Entsprechend dem in § 1 BORA dargestellten Bild des unabhängigen und freien Rechtsanwalts, ohne den es keinen Rechtsstaat gibt, genauso wenig wie eine unabhängige Justiz, müssen Rechtsanwälte frei und unabhängig agieren können und der Staat muss ihnen einen gewissen Freiraum schaffen, in dem sie ohne Furcht vor staatlichen Repressalien für das Recht ihrer Mandanten auch mit starken Worten kämpfen können sollen. Daher können Anwälte in Wahrnehmung der berechtigten Interessen ihres Mandanten in rechtsförmlichen Verfahren auch Aussagen machen, die einem normalen Bürger möglicherweise ein Ermittlungsverfahren wegen übler Nachrede/Beleidigung einbringen würden. Wegen dieser Sonderstellung unterliegen Rechtsanwälte auch nicht der Sitzungspolizei (vgl. §§ 176 ff. GVG), können also nicht aus dem Sitzungssaal verwiesen oder mit Ordnungsgeld oder Ordnungshaft belegt werden. Nur sie können aufgrund des besonderen Vertrauens, das man Anwälten entgegenbringt, Einsicht etwa in Strafakten nehmen. Deshalb kann auch nicht jeder mit zwei juristischen Staatsexamina auf Antrag Rechtsanwalt werden, sondern muss erst ein Zulassungsverfahren durchlaufen, in dem überprüft wird, ob es irgendwelche Gründe gibt, ihm die Zulassung und das damit verbundene, besondere Vertrauen von Staat und Bürgern zu versagen. Die Kehrseite der Medaille ist: Rechtsanwälte unterliegen der Disziplinaraufsicht der Rechtsanwaltskammern bzw. der Anwaltsgerichte. Wenn ein Bäcker seine Bäckerei beispielsweise zwei Wochen schließt, um in Urlaub zu gehen, passiert dem Bäcker berufsrechtlich gar nichts. Entfernt sich ein Rechtsanwalt länger als eine Woche von seiner Kanzlei, ohne für einen Vertreter zu sorgen, kann er disziplinarrechtliche Probleme mit der Rechtsanwaltskammer bekommen (vgl. § 53 Abs. 1 Nr. 2 BRAO).
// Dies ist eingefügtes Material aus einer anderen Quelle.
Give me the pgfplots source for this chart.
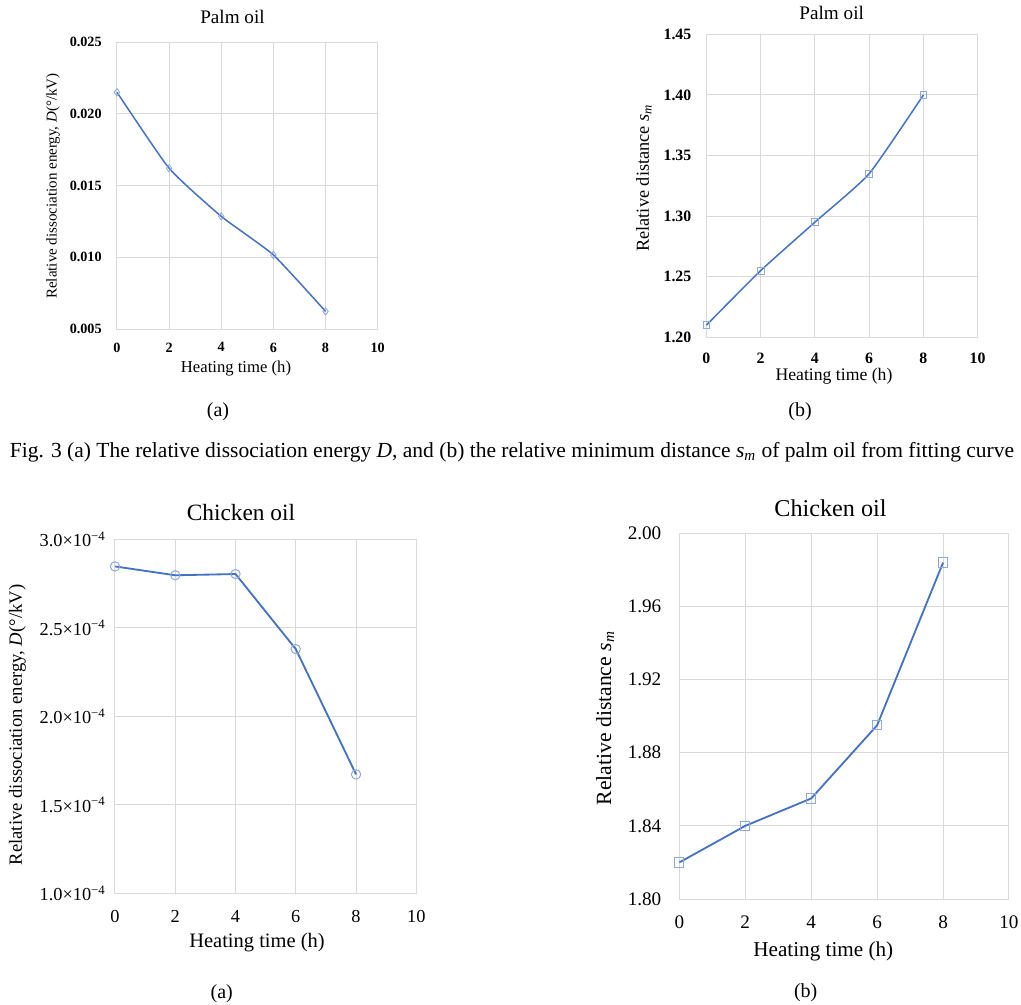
\documentclass[border=0pt]{standalone}
\usepackage{fontspec}
\setmainfont{Liberation Serif}
\usepackage{pgfplots}
\pgfplotsset{compat=1.18}

\definecolor{exblue}{HTML}{4472C4}
\definecolor{exmark}{HTML}{8EA9DB}
\definecolor{exgrid}{HTML}{D9D9D9}
\newcommand{\fs}[1]{\fontsize{#1}{#1}\selectfont}
\newcommand{\sci}[1]{#1×10\textsuperscript{−4}}
\def\pxu{0.6pt}

\pgfplotsset{
  exc/.style={
    scale only axis, anchor=south west,
    xmin=0, xmax=10, xtick={0,2,4,6,8,10},
    scaled y ticks=false, scaled x ticks=false,
    grid=major,
    major grid style={draw=exgrid, line width=0.6pt},
    axis line style={draw=exgrid, line width=0.6pt},
    tick style={draw=none}, major tick length=0pt,
    /pgf/number format/assume math mode=true,
    xticklabel style={anchor=north, inner sep=0pt},
    yticklabel style={anchor=east, inner sep=0pt},
    clip=false,
  },
  fix/.style={/pgf/number format/fixed, /pgf/number format/fixed zerofill,
    /pgf/number format/precision=#1},
}

\begin{document}
\begin{tikzpicture}
\useasboundingbox (0,0) rectangle ({1021*\pxu},{-1004*\pxu});

% ---- top left: palm oil, D
\begin{axis}[exc, at={(70.2pt,-197.4pt)}, width=156.4pt, height=172.2pt,
    ymin=0.005, ymax=0.025, ytick={0.005,0.010,0.015,0.020,0.025},
    yticklabel style={fix=3, xshift=-9pt, font=\fs{8.5}\bfseries},
    xticklabel style={yshift=-8pt, font=\fs{8.5}\bfseries}]
  \addplot[exblue, line width=0.9pt, smooth, tension=0.3,
    mark=diamond, mark size=2.2pt, mark options={draw=exmark, fill=none, line width=0.5pt}]
    coordinates {(0,0.0215) (2,0.0162) (4,0.01285) (6,0.01016) (8,0.00623)};
\end{axis}

% ---- top right: palm oil, s_m
\begin{axis}[exc, at={(423.8pt,-202.4pt)}, width=162.8pt, height=181.8pt,
    ymin=1.20, ymax=1.45, ytick={1.20,1.25,1.30,1.35,1.40,1.45},
    yticklabel style={fix=2, xshift=-8.8pt, font=\fs{9.5}\bfseries},
    xticklabel style={yshift=-9pt, font=\fs{9.5}\bfseries}]
  \addplot[exblue, line width=0.9pt, smooth, tension=0.3,
    mark=square, mark size=2pt, mark options={draw=exmark, fill=none, line width=0.5pt}]
    coordinates {(0,1.21) (2,1.255) (4,1.295) (6,1.335) (8,1.40)};
\end{axis}

% ---- bottom left: chicken oil, D
\begin{axis}[exc, at={(69pt,-536pt)}, width=180.8pt, height=212.4pt,
    ymin=1e-4, ymax=3e-4, ytick={1e-4,1.5e-4,2e-4,2.5e-4,3e-4},
    yticklabels={\sci{1.0},\sci{1.5},\sci{2.0},\sci{2.5},\sci{3.0}},
    xticklabel style={yshift=-10pt, font=\fs{11}},
    yticklabel style={xshift=-5.4pt, font=\fs{11}}]
  \addplot[exblue, line width=1.1pt,
    mark=o, mark size=2.8pt, mark options={draw=exmark, fill=none, line width=0.6pt}]
    coordinates {(0,2.847e-4) (2,2.797e-4) (4,2.804e-4) (6,2.38e-4) (8,1.672e-4)};
\end{axis}

% ---- bottom right: chicken oil, s_m
\begin{axis}[exc, at={(407.6pt,-539.4pt)}, width=197.8pt, height=219.4pt,
    ymin=1.80, ymax=2.00, ytick={1.80,1.84,1.88,1.92,1.96,2.00},
    yticklabel style={fix=2, xshift=-10.6pt, font=\fs{11.5}},
    xticklabel style={yshift=-10pt, font=\fs{11.5}}]
  \addplot[exblue, line width=1.1pt,
    mark=square, mark size=2.8pt, mark options={draw=exmark, fill=none, line width=0.6pt}]
    coordinates {(0,1.820) (2,1.840) (4,1.855) (6,1.895) (8,1.984)};
\end{axis}

% ---- titles, axis labels, captions
\node[font=\fs{11.5}] at ({232.5*\pxu},{-16.7*\pxu}) {Palm oil};
\node[font=\fs{10}] at ({236*\pxu},{-369*\pxu}) {Heating time (h)};
\node[font=\fs{9}, rotate=90] at ({53*\pxu},{-186*\pxu}) {Relative dissociation energy, \textit{D}(°/kV)};
\node[font=\fs{12}] at ({218*\pxu},{-412*\pxu}) {(a)};

\node[font=\fs{11.5}] at ({831.7*\pxu},{-12.7*\pxu}) {Palm oil};
\node[font=\fs{10.6}] at ({834*\pxu},{-376*\pxu}) {Heating time (h)};
\node[font=\fs{11}, rotate=90] at ({644*\pxu},{-178*\pxu}) {Relative distance \textit{s}\textsubscript{\textit{m}}};
\node[font=\fs{12}] at ({800*\pxu},{-412*\pxu}) {(b)};

\node[font=\fs{12.9}] at ({512*\pxu},{-452*\pxu}) {Fig. 3 (a) The relative dissociation energy \textit{D}, and (b) the relative minimum distance \textit{s}\textsubscript{\textit{m}} of palm oil from fitting curve};

\node[font=\fs{14}] at ({241*\pxu},{-512.7*\pxu}) {Chicken oil};
\node[font=\fs{12.3}] at ({257*\pxu},{-942.7*\pxu}) {Heating time (h)};
\node[font=\fs{11.2}, rotate=90] at ({17.3*\pxu},{-725*\pxu}) {Relative dissociation energy, \textit{D}(°/kV)};
\node[font=\fs{12}] at ({221.7*\pxu},{-993.3*\pxu}) {(a)};

\node[font=\fs{14.5}] at ({830.5*\pxu},{-508.3*\pxu}) {Chicken oil};
\node[font=\fs{12.7}] at ({823.3*\pxu},{-951.7*\pxu}) {Heating time (h)};
\node[font=\fs{13}, rotate=90] at ({605*\pxu},{-718.3*\pxu}) {Relative distance \textit{s}\textsubscript{\textit{m}}};
\node[font=\fs{12}] at ({805.7*\pxu},{-992.7*\pxu}) {(b)};
\end{tikzpicture}
\end{document}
Die Unabhängigkeit des Rechtsanwalts wird in erster Linie als solche vor dem Staat verstanden, da er keinen staatlichen Weisungen unterliegt und seinen Beruf unter der Herrschaft des Grundgesetzes frei, unreglementiert und selbstbestimmt, ausüben darf (BVerfG, Beschl. v. 14.7.1987 – 1 BvR 537/81, AnwBl. 1987, 598). Daneben gilt die Unabhängigkeit aber auch gegenüber dem Mandanten als auch gegenüber sonstigen Dritten. Erstere hat in den Verboten der Vereinbarung von Erfolgshonoraren und Provisionen in § 49b Abs. 2 BRAO, § 4a RVG, § 49b Abs. 3 BRAO seinen Niederschlag gefunden. Das Verbot der sog. Fremdkapitalbeteiligung in § 27 BORA kann als Ausdruck der Unabhängigkeit von sonstigen Dritten verstanden werden (Peitscher, 2021, a.a.O., § 10 Rn 57).

Als Sonderform der Ausübung des Anwaltsberufs ist der sog. Syndikusanwalt zu nennen, der in § 46 Abs. 2 S. 1 BRAO seine Legaldefinition erhalten hat:

Die Besonderheit des Syndikusrechtsanwalts hinsichtlich seiner Unabhängigkeit ist, dass dieser einem Direktionsrecht seines nichtanwaltlichen Arbeitsgebers unterliegt und in dessen Arbeitsorganisation eingegliedert ist. Zudem ist der nichtanwaltliche Arbeitgeber r...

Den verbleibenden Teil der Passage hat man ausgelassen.